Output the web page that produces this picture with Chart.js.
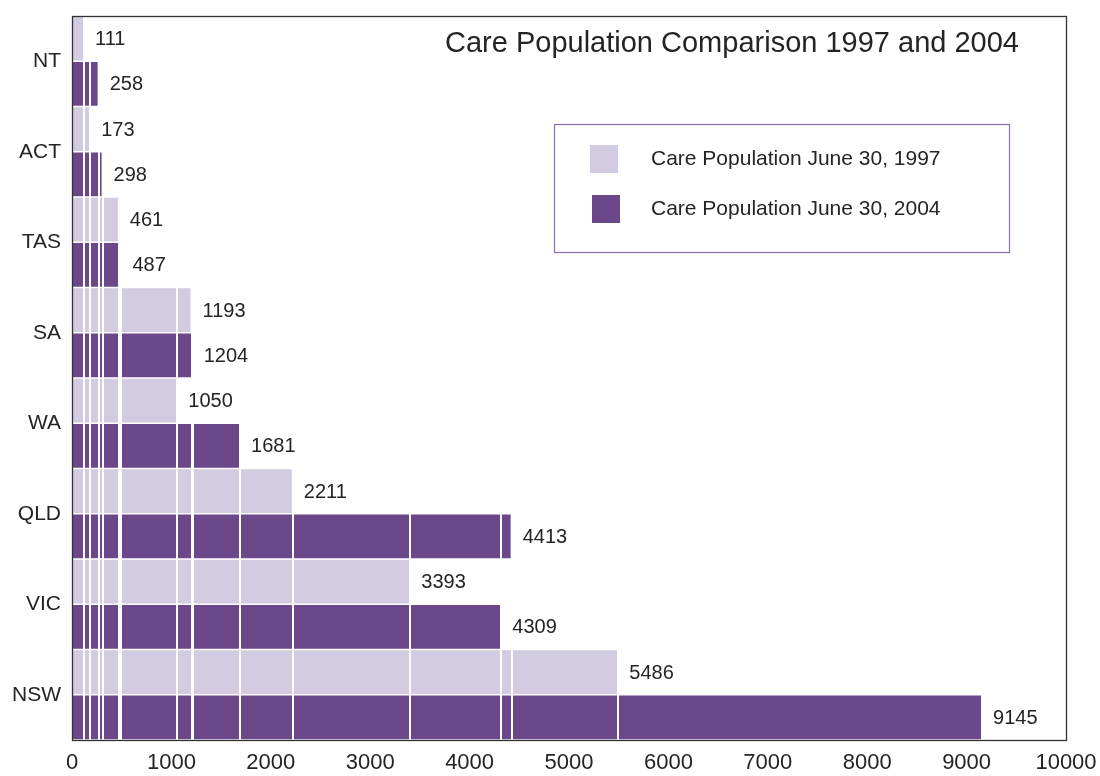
<!DOCTYPE html>
<html>
<head>
<meta charset="utf-8">
<script src="https://cdn.jsdelivr.net/npm/chart.js@4.4.1/dist/chart.umd.min.js"></script>
<style>
html,body{margin:0;padding:0;background:#ffffff;}
#wrap{width:1100px;height:776px;position:relative;}
</style>
</head>
<body>
<div id="wrap"><canvas id="c" width="1100" height="776"></canvas></div>
<script>
// ---- data ----
const categories = ['NT', 'ACT', 'TAS', 'SA', 'WA', 'QLD', 'VIC', 'NSW'];
const pop1997 = [111, 173, 461, 1193, 1050, 2211, 3393, 5486];
const pop2004 = [258, 298, 487, 1204, 1681, 4413, 4309, 9145];
const seriesLabels = ['Care Population June 30, 1997', 'Care Population June 30, 2004'];
const xTickValues = [0, 1000, 2000, 3000, 4000, 5000, 6000, 7000, 8000, 9000, 10000];
const titleText = 'Care Population Comparison 1997 and 2004';

// ---- styles ----
const colorLight = '#d2cbe1';
const colorDark = '#6c478a';
const textColor = '#242424';
const fontFamily = '"Liberation Sans", Arial, Helvetica, sans-serif';

const overlayPlugin = {
  id: 'overlay',
  afterDatasetsDraw(chart) {
    const ctx = chart.ctx;
    const a = chart.chartArea;
    const x = chart.scales.x;
    ctx.save();
    // white vertical lines at every data value
    const vals = [...pop1997, ...pop2004];
    ctx.strokeStyle = '#ffffff';
    ctx.lineWidth = 2;
    vals.forEach(v => {
      const px = Math.round(x.getPixelForValue(v)) + 1;
      ctx.beginPath();
      ctx.moveTo(px, a.top);
      ctx.lineTo(px, a.bottom);
      ctx.stroke();
    });
    // value labels
    ctx.fillStyle = textColor;
    ctx.font = '20px ' + fontFamily;
    ctx.textAlign = 'left';
    ctx.textBaseline = 'middle';
    chart.data.datasets.forEach((ds, i) => {
      const meta = chart.getDatasetMeta(i);
      meta.data.forEach((el, j) => {
        ctx.fillText(String(ds.data[j]), el.x + 12, el.y + 1);
      });
    });
    // title
    ctx.font = '29px ' + fontFamily;
    ctx.textAlign = 'center';
    ctx.fillText(titleText, a.left + 660, a.top + 28);
    // legend box
    const lx = a.left + 482, ly = a.top + 108, lw = 455, lh = 128;
    ctx.strokeStyle = '#8a6fa8';
    ctx.lineWidth = 1.2;
    ctx.strokeRect(lx + 0.5, ly + 0.5, lw, lh);
    ctx.font = '21px ' + fontFamily;
    ctx.textAlign = 'left';
    chart.data.datasets.forEach((ds, i) => {
      const sy = ly + 21 + i * 50;
      ctx.fillStyle = ds.backgroundColor;
      ctx.fillRect(lx + 36 + i * 2, sy, 28, 28);
      ctx.fillStyle = textColor;
      ctx.fillText(ds.label, lx + 97, sy + 14);
    });
    ctx.restore();
  },
  afterDraw(chart) {
    const ctx = chart.ctx;
    const a = chart.chartArea;
    ctx.save();
    ctx.strokeStyle = '#333333';
    ctx.lineWidth = 1.3;
    ctx.strokeRect(a.left + 0.5, a.top + 0.5, a.right - a.left, a.bottom - a.top);
    ctx.restore();
  }
};

new Chart(document.getElementById('c'), {
  type: 'bar',
  data: {
    labels: categories,
    datasets: [
      {
        label: seriesLabels[0],
        data: pop1997,
        backgroundColor: colorLight,
        borderColor: '#ffffff',
        borderWidth: {top: 1, bottom: 1, left: 0, right: 0},
        borderSkipped: false,
        categoryPercentage: 1,
        barPercentage: 1
      },
      {
        label: seriesLabels[1],
        data: pop2004,
        backgroundColor: colorDark,
        borderColor: '#ffffff',
        borderWidth: {top: 1, bottom: 1, left: 0, right: 0},
        borderSkipped: false,
        categoryPercentage: 1,
        barPercentage: 1
      }
    ]
  },
  options: {
    indexAxis: 'y',
    responsive: false,
    animation: false,
    layout: {padding: {top: 16, right: 34, bottom: 0, left: 0}},
    plugins: {
      legend: {display: false},
      tooltip: {enabled: false},
      title: {display: false}
    },
    scales: {
      x: {
        type: 'linear',
        min: 0,
        max: 10000,
        afterBuildTicks: s => { s.ticks = xTickValues.map(v => ({value: v})); },
        afterFit: s => { s.height = 36; s.paddingLeft = 0; s.paddingRight = 0; },
        grid: {display: false, drawTicks: false},
        border: {display: false},
        ticks: {
          autoSkip: false,
          maxRotation: 0,
          padding: 10,
          color: textColor,
          font: {family: fontFamily, size: 22},
          callback: v => String(v)
        }
      },
      y: {
        type: 'category',
        afterFit: s => { s.width = 72; s.paddingTop = 0; s.paddingBottom = 0; },
        grid: {display: false, drawTicks: false},
        border: {display: false},
        ticks: {
          padding: 11,
          color: textColor,
          font: {family: fontFamily, size: 21}
        }
      }
    }
  },
  plugins: [overlayPlugin]
});
</script>
</body>
</html>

::::

- [THE TASK]
From the first line of the listing above, repeat every line through the one holding "Arial, Helvetica, sans-serif';". Both ends count, and pictures stay out.

- [TASK ANSWER]
Output the web page that produces this picture with Chart.js.
<!DOCTYPE html>
<html>
<head>
<meta charset="utf-8">
<script src="https://cdn.jsdelivr.net/npm/chart.js@4.4.1/dist/chart.umd.min.js"></script>
<style>
html,body{margin:0;padding:0;background:#ffffff;}
#wrap{width:1100px;height:776px;position:relative;}
</style>
</head>
<body>
<div id="wrap"><canvas id="c" width="1100" height="776"></canvas></div>
<script>
// ---- data ----
const categories = ['NT', 'ACT', 'TAS', 'SA', 'WA', 'QLD', 'VIC', 'NSW'];
const pop1997 = [111, 173, 461, 1193, 1050, 2211, 3393, 5486];
const pop2004 = [258, 298, 487, 1204, 1681, 4413, 4309, 9145];
const seriesLabels = ['Care Population June 30, 1997', 'Care Population June 30, 2004'];
const xTickValues = [0, 1000, 2000, 3000, 4000, 5000, 6000, 7000, 8000, 9000, 10000];
const titleText = 'Care Population Comparison 1997 and 2004';

// ---- styles ----
const colorLight = '#d2cbe1';
const colorDark = '#6c478a';
const textColor = '#242424';
const fontFamily = '"Liberation Sans", Arial, Helvetica, sans-serif';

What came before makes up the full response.